Annapolis fails to strengthen peace process
Walid M. Awad

THE Annapolis conference in November 2007, hosted by US President George W. Bush, gave many some hope that a just solution to the Palestinian-Israeli conflict is within the realm of possibility. However, the scene since then has changed for the worse. The US is busy with a presidential election; Israeli Prime Minister Ehud Olmert is battling for his survival. As for Palestinians, Hamas is trying to consolidate its authority over Gaza. In the West Bank, tremendously weakened by Hamas’ coup in Gaza, President Mahmoud Abbas is trying his best to keep the peace process on track. His efforts, however, are facing immense difficulties. Israel’s nonstop raids on the West Bank and Gaza are shedding much Palestinian blood, the siege and the checkpoints are rendering any economic recovery meaningless, the Palestinian government is unable to meet its economic and financial obligations toward its people, government employees are restless and threatening strikes.
The absence of any tangible indication from the presumably ongoing peace talks, coupled with the Israeli escalation of its bloody military operations and settlement activities, particularly in and around Arab East Jerusalem, are pushing many to lose hope, and increasing their hate and anger. The Quartet envoy in charge of reconstructing the Palestinian economy and rebuilding institutions, Tony Blair, is learning the hard fact which is known to every Palestinian man, woman and child, that without removing the road blocks and the siege and ending the Israeli occupation, the Palestinian economy will not get off the ground. The financial assistance promised at the Paris conference to the PNA is not forthcoming. According to Palestinian deputy minister of finance, more than 90 percent of the promised aid for the 2008 fiscal year has not arrived. Despite his serious and sincere efforts to achieve a peace accord with Israel, President Abbas is continuously ridiculed by the Israeli media and politicians. The Israeli government is not reciprocating. Not one single settlement or so-called settlement outpost has been removed, the siege on Arab East Jerusalem is tightened, and the Judizing of Arab Jerusalem is continuing at full speed. Israel’s actions are enforcing the widely held Palestinian and Arab belief that it is not interested in peace, and its only concern is the gradual swallowing of Palestinian land and solidifying its illegal occupation of Arab Jerusalem. The momentum for peacemaking, which began in earnest after Annapolis, is all but evaporated.

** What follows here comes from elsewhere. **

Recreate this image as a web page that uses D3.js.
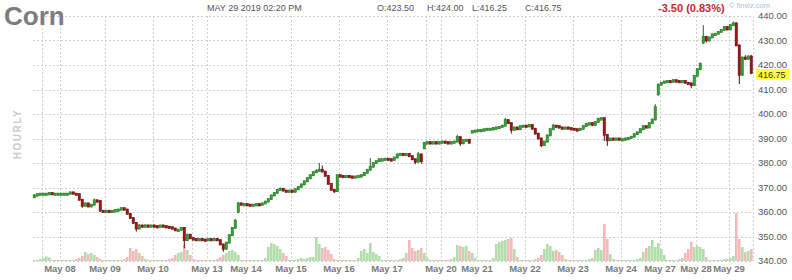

Subsequently, President Abbas’ repeated statements on the possibilities of achieving peace with Israel, regaining control over Gaza and its crossings ring hollow to Palestinian ears. Unfortunately his credibility amongst his people appears to be diminishing.

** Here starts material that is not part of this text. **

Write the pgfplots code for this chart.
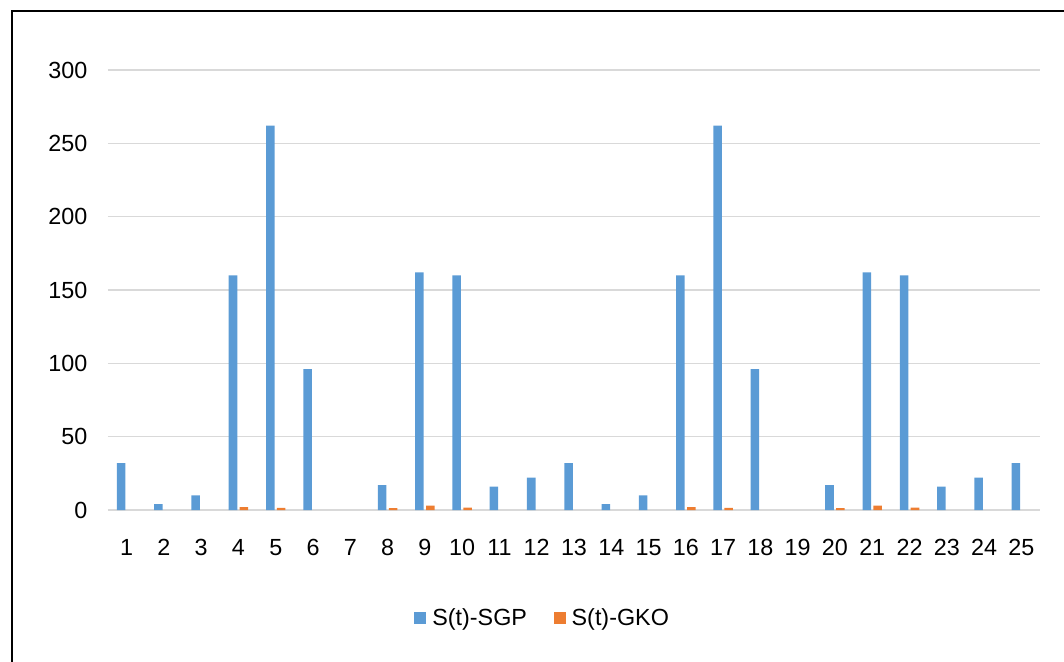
\documentclass[border=0pt]{standalone}
\usepackage{fontspec}
\setmainfont{Liberation Sans}
\usepackage{pgfplots}
\pgfplotsset{compat=1.18}
\definecolor{sgp}{HTML}{5B9BD5}
\definecolor{gko}{HTML}{ED7D31}
\definecolor{gridgray}{HTML}{D9D9D9}

\begin{document}
\begin{tikzpicture}[x=1pt,y=1pt]
% page area and chart frame
\path[use as bounding box] (-81,-113.25) rectangle (717,382.5);
\draw[line width=1.9pt] (-72,-140) -- (-72,374.25) -- (740,374.25);
\begin{axis}[
  at={(0,0)}, anchor=south west,
  scale only axis, width=699pt, height=330pt,
  xmin=0.5, xmax=25.5, ymin=0, ymax=300,
  ytick={0,50,...,300}, xtick={1,...,25},
  ybar=1.8pt, bar width=6.4pt,
  axis line style={draw=none},
  major tick length=0pt,
  ymajorgrids, grid style={gridgray, line width=1.1pt},
  tick label style={font=\fontsize{17.5}{21}\selectfont},
  /pgf/number format/assume math mode=true,
  yticklabel style={xshift=-12pt},
  xticklabel style={yshift=-18.5pt},
  legend style={at={(axis description cs:0.4667,-0.2455)}, anchor=center,
    draw=none, fill=none, legend columns=2,
    font=\fontsize{17.5}{21}\selectfont,
    /tikz/every odd column/.append style={column sep=2.5pt},
    /tikz/every even column/.append style={column sep=18pt}},
  legend image code/.code={\fill[#1] (0pt,-4.5pt) rectangle (9pt,4.5pt);},
]
% zero values are left out so that no sliver is drawn for them
\addplot[fill=sgp, draw=none] coordinates {
 (1,32) (2,4) (3,10) (4,160) (5,262) (6,96) (8,17) (9,162) (10,160)
 (11,16) (12,22) (13,32) (14,4) (15,10) (16,160) (17,262) (18,96)
 (20,17) (21,162) (22,160) (23,16) (24,22) (25,32)};
\addplot[fill=gko, draw=none] coordinates {
 (4,2) (5,1.5) (8,1.3) (9,3) (10,1.7)
 (16,2) (17,1.5) (20,1.3) (21,3) (22,1.7)};
\legend{S(t)-SGP, S(t)-GKO}
\end{axis}
\end{tikzpicture}
\end{document}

Once again, the Palestinian and Arab people are duped by the West. Despite promises to the Palestinians, the West continues unquestionable support for Israel, its occupation and expansionist policies. To ask the West to flex some muscle and pressure Israel to end its occupation of Palestinian land and to return to pre-1967 borders is answered by the West as being unrealistic. The peace process is going nowhere, despite the rhetoric to the contrary. The fact that the US and the EU are not lifting a finger to change the reality on the ground testifies to their acquiescence in the status quos. The Palestinians and Arabs are advised to search for a new strategy, a strategy that still has peacemaking and achieving just peace as a goal. For this purpose, they need to use the vital tools and assets available to them, and make better and more efficient use of them. The Arabs must learn more about the politics of world economy and invest this learning to the benefit of their vital interests. If the Arabs choose to, they can assert themselves more forcefully. They have the ability, the geography, the management and skills, the economic and political power to make the Western world listen, and listen attentively.